→ **What is being asked**
Every line below that holds the string "this" should be copied out.

[start]

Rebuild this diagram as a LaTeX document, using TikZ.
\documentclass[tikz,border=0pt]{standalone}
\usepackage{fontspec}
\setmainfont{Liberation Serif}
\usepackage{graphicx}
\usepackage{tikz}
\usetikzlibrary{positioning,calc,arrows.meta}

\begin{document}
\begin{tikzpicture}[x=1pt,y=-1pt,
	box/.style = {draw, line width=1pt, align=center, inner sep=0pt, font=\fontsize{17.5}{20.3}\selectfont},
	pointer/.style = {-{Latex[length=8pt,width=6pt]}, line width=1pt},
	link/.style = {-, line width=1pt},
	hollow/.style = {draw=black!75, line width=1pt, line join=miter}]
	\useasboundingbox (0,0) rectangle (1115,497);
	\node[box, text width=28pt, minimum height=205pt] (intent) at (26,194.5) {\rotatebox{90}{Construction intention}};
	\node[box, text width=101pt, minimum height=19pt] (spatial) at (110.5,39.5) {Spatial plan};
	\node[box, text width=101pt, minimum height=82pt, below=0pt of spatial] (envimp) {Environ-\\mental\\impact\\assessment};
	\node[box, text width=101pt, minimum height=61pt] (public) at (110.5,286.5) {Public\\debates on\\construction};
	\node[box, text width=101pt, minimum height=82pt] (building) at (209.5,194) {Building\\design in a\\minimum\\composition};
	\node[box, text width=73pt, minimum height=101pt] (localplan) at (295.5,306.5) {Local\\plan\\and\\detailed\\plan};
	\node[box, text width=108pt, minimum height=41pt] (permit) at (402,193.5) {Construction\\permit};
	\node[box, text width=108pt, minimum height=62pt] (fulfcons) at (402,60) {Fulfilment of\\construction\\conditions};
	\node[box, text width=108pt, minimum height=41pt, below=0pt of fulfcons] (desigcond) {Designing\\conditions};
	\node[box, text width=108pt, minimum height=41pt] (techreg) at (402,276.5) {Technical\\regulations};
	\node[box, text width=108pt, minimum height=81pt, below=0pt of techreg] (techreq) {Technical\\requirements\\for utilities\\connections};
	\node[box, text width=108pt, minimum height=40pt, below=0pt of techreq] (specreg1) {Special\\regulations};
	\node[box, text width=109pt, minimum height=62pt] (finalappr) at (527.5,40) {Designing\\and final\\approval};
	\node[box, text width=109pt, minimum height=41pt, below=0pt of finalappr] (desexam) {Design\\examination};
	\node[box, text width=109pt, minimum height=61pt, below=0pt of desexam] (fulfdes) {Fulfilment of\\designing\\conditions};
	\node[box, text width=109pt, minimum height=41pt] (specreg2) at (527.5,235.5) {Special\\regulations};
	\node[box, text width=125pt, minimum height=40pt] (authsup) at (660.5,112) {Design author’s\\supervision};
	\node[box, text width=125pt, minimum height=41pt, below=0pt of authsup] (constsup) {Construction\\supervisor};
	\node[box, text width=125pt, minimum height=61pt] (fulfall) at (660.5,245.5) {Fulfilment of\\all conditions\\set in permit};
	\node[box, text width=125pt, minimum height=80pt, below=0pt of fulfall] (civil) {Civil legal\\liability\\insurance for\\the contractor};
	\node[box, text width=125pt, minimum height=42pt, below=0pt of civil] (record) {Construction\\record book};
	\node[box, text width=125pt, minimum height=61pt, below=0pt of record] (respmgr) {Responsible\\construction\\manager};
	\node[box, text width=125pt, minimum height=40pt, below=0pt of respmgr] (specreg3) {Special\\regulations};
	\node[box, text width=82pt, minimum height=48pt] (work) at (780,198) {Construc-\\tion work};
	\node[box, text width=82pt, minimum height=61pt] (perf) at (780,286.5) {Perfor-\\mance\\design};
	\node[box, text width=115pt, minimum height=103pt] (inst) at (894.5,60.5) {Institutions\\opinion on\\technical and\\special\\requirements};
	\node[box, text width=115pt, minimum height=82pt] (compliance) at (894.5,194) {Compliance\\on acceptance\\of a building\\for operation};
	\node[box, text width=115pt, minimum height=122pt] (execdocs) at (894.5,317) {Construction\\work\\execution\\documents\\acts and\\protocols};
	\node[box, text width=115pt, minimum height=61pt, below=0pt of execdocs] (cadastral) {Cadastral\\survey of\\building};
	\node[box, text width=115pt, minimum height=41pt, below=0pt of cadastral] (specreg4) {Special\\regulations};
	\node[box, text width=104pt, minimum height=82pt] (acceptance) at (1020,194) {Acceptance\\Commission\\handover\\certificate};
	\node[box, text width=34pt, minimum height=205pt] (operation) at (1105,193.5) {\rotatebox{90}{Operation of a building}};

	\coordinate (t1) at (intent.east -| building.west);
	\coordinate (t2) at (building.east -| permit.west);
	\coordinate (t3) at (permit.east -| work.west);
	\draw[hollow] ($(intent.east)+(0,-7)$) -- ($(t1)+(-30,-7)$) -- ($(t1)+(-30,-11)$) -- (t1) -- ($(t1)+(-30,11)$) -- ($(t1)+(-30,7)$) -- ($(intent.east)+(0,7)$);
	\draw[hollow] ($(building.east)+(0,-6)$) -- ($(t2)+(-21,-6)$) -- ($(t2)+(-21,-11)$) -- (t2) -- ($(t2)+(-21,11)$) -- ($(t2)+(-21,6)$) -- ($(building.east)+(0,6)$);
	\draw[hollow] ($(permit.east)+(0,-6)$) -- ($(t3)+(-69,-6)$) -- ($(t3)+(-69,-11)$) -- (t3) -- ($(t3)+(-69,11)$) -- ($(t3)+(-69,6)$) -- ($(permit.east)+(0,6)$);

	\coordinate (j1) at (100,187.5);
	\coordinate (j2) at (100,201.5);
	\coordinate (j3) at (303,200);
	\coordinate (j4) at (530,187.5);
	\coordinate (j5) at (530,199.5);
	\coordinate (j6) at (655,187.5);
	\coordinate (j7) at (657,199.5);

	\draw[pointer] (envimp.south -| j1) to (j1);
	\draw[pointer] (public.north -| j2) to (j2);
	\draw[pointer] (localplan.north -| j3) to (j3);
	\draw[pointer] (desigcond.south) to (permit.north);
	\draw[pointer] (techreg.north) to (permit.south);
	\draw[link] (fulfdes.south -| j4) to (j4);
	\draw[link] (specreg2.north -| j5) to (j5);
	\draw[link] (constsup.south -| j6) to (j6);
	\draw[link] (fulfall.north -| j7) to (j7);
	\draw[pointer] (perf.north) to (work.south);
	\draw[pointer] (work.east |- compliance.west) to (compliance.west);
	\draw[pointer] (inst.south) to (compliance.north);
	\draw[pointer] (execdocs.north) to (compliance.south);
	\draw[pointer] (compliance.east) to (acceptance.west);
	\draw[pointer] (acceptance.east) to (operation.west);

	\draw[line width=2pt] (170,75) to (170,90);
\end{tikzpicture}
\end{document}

[end]
[start]

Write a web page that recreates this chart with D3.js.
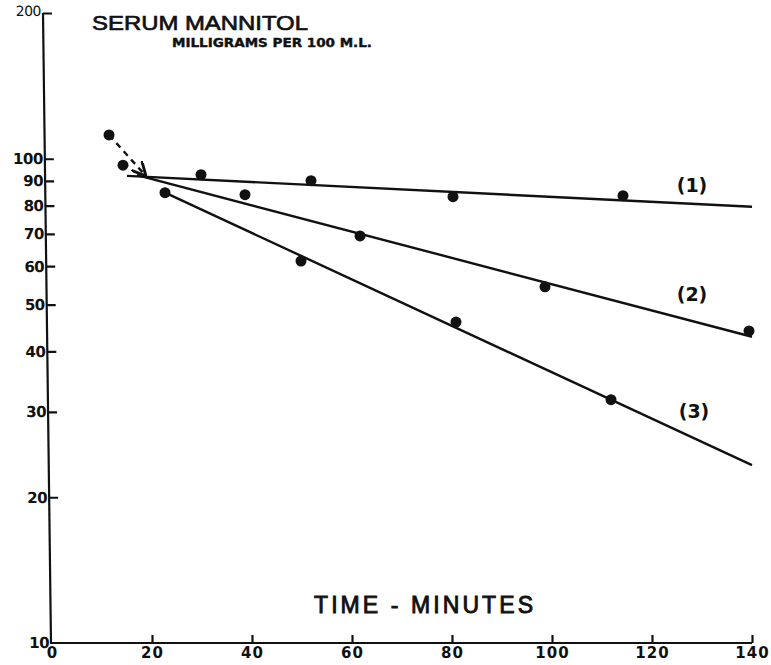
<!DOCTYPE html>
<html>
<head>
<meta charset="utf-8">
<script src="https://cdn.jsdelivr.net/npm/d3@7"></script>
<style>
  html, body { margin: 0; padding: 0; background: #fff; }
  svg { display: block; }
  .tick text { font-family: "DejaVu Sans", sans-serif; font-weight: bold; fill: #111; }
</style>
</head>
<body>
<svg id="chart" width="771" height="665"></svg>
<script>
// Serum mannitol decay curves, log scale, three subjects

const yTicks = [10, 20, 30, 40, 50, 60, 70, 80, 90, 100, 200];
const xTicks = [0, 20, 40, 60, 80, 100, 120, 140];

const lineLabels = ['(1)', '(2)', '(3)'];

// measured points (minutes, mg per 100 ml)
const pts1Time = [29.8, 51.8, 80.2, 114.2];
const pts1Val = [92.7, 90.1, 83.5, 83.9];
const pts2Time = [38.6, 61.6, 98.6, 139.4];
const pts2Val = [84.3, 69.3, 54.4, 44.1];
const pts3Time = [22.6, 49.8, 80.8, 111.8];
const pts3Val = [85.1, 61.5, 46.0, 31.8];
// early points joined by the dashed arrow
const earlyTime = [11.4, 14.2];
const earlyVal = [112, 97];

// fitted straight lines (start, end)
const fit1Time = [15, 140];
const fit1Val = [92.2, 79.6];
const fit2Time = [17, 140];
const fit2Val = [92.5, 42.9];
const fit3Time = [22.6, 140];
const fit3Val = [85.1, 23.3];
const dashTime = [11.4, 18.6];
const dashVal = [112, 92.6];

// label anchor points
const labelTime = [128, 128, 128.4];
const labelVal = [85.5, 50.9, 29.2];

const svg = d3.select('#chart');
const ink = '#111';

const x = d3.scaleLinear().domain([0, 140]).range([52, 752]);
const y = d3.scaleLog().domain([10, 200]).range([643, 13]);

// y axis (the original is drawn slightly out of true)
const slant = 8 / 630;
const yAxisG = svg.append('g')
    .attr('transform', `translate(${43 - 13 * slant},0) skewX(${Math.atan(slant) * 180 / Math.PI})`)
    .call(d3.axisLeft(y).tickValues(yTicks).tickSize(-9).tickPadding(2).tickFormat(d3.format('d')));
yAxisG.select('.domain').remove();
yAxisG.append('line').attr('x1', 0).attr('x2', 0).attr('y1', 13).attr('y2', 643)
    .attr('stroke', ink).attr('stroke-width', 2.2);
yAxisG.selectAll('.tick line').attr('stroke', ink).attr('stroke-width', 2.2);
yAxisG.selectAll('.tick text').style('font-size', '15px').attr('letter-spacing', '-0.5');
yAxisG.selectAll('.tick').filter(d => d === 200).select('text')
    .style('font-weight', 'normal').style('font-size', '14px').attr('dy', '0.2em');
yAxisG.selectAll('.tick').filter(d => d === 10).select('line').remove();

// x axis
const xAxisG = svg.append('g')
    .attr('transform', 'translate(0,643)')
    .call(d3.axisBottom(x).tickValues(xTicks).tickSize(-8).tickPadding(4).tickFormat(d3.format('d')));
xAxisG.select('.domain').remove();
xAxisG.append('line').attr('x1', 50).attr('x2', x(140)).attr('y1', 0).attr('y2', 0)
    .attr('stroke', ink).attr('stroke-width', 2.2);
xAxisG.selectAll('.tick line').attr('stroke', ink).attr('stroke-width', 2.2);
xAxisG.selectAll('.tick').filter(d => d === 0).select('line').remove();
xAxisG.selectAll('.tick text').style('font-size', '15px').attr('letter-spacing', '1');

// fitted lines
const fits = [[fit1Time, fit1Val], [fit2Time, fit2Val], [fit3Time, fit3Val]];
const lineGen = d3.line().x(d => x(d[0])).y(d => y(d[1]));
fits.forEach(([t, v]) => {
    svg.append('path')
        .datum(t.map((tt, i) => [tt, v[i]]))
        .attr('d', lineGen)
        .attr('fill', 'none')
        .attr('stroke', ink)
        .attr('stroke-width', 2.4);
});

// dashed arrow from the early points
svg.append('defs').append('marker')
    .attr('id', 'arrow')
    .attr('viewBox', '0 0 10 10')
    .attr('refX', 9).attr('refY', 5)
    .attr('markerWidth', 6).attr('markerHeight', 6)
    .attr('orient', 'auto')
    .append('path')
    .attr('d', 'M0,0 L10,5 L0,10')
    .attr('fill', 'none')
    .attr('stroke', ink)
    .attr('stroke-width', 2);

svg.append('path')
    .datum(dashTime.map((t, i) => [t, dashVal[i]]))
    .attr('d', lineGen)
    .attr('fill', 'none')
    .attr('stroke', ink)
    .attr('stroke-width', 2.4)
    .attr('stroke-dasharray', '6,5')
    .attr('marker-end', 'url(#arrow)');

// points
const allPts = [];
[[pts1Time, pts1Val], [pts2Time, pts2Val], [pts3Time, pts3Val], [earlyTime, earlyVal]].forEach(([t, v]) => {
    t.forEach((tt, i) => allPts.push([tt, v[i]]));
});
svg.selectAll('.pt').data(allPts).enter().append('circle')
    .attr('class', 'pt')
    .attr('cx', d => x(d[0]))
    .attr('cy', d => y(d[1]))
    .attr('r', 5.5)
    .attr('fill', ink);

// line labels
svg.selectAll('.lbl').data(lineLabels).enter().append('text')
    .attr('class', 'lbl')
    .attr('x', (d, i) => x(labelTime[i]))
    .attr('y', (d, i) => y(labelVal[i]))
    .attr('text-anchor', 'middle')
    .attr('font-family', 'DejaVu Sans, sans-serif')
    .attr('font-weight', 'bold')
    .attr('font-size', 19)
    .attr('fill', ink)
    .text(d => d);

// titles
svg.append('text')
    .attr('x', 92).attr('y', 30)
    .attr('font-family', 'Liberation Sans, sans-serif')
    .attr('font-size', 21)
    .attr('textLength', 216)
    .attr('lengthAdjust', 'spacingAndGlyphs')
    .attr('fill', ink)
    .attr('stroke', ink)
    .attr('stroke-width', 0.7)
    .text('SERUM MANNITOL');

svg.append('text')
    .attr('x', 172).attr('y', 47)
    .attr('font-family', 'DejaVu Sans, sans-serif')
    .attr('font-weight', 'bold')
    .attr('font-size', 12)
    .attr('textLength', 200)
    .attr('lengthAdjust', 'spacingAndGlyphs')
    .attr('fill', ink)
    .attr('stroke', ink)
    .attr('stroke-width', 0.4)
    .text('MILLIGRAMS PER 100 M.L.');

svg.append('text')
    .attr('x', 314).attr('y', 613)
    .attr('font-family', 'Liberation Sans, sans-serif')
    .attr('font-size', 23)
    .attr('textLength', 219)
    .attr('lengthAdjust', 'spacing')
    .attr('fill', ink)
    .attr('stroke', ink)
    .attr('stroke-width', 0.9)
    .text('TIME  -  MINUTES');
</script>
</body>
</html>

[end]
[start]

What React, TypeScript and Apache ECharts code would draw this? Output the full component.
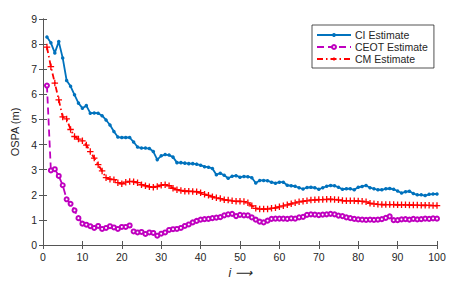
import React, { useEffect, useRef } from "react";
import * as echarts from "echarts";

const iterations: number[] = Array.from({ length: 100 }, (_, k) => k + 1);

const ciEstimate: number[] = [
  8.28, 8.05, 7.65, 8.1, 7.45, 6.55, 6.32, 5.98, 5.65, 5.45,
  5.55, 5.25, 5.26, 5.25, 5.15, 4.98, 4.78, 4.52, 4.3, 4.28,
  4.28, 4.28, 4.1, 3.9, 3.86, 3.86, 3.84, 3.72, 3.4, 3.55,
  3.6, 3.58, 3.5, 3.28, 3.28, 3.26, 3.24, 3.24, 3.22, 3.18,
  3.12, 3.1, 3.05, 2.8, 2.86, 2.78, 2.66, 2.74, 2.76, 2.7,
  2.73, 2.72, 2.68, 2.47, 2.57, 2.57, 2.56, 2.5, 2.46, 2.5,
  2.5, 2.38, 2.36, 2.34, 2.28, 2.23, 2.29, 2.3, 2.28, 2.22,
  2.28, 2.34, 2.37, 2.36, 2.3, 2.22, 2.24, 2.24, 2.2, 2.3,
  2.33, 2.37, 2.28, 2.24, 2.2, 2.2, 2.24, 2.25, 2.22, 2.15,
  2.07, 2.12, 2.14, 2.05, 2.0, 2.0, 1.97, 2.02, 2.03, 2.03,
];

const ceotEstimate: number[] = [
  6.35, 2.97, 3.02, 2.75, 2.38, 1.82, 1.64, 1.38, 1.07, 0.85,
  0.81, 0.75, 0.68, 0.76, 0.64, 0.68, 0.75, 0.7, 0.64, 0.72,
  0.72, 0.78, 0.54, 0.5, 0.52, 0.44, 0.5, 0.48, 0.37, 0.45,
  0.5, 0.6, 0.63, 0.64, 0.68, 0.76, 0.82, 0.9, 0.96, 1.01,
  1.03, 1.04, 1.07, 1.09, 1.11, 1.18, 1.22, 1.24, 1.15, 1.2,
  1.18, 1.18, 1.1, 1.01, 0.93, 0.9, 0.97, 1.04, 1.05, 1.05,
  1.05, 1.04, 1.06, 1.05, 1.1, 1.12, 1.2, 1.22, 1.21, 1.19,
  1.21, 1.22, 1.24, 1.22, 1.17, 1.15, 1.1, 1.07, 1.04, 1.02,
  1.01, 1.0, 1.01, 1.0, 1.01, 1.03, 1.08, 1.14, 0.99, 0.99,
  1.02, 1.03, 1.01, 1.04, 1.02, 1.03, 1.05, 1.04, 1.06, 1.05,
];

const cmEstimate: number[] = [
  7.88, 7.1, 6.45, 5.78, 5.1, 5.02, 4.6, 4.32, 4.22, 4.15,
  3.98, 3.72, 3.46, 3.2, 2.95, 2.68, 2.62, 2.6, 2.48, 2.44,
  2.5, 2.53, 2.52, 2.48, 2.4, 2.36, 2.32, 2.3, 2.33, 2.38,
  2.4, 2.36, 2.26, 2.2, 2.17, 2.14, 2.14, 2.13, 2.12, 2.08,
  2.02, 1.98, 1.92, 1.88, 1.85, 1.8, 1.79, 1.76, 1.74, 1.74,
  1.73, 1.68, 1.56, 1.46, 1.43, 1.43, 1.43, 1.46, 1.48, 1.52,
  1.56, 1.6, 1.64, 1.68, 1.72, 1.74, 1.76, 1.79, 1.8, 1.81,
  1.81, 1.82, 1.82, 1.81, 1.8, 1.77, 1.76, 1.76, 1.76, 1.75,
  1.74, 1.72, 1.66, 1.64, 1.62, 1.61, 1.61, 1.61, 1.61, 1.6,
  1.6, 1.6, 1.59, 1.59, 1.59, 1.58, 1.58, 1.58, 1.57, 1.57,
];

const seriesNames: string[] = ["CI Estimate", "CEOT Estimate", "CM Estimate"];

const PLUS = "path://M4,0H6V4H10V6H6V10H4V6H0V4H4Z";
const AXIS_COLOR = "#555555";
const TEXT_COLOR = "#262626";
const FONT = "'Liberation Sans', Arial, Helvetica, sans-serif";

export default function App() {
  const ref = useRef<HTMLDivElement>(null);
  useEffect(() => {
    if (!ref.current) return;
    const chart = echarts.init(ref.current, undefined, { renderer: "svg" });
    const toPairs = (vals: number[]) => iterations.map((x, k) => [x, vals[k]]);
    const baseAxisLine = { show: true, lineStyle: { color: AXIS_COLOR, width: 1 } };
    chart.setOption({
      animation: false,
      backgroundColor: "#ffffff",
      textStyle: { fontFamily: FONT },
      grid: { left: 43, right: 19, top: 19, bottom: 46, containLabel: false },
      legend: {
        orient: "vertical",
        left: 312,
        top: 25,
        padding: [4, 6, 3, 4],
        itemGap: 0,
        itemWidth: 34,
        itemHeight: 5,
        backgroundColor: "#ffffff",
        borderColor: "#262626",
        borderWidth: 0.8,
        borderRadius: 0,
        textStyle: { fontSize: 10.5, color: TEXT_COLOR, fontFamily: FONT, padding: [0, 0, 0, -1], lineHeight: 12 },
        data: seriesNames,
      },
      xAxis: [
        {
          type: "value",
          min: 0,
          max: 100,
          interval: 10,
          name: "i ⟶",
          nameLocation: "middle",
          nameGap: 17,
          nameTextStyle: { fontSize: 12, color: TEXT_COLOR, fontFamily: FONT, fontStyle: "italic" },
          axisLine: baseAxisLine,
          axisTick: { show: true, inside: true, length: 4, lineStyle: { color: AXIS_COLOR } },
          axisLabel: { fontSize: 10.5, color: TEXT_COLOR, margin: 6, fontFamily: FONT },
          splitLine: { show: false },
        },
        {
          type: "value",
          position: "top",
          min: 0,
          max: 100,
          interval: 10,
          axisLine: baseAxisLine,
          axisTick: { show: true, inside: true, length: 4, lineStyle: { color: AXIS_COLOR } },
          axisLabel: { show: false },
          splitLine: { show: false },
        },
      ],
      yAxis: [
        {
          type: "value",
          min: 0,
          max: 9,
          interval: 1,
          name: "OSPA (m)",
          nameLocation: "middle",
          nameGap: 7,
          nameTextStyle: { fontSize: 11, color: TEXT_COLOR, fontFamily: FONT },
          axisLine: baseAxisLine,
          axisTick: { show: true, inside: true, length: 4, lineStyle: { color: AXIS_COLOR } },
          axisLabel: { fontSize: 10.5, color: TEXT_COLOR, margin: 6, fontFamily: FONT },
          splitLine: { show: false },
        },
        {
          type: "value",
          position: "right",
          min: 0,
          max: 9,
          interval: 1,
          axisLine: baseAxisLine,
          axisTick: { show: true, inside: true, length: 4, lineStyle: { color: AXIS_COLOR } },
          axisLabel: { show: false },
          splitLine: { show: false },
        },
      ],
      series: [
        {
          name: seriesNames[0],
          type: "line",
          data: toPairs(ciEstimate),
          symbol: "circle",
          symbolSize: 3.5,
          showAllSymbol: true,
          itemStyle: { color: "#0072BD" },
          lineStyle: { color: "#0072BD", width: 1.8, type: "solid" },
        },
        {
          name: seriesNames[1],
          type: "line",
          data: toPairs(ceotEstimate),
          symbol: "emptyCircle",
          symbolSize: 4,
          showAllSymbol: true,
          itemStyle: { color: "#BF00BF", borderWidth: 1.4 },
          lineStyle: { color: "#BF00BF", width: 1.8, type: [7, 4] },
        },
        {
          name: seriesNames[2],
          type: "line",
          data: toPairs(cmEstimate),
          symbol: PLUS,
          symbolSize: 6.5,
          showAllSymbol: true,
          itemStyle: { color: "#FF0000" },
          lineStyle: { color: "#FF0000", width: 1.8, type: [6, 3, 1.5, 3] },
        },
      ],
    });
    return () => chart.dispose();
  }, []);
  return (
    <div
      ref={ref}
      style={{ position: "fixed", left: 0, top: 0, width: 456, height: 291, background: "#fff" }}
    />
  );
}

[end]

→ **Complete output**
Rebuild this diagram as a LaTeX document, using TikZ.
Write a web page that recreates this chart with D3.js.
What React, TypeScript and Apache ECharts code would draw this? Output the full component.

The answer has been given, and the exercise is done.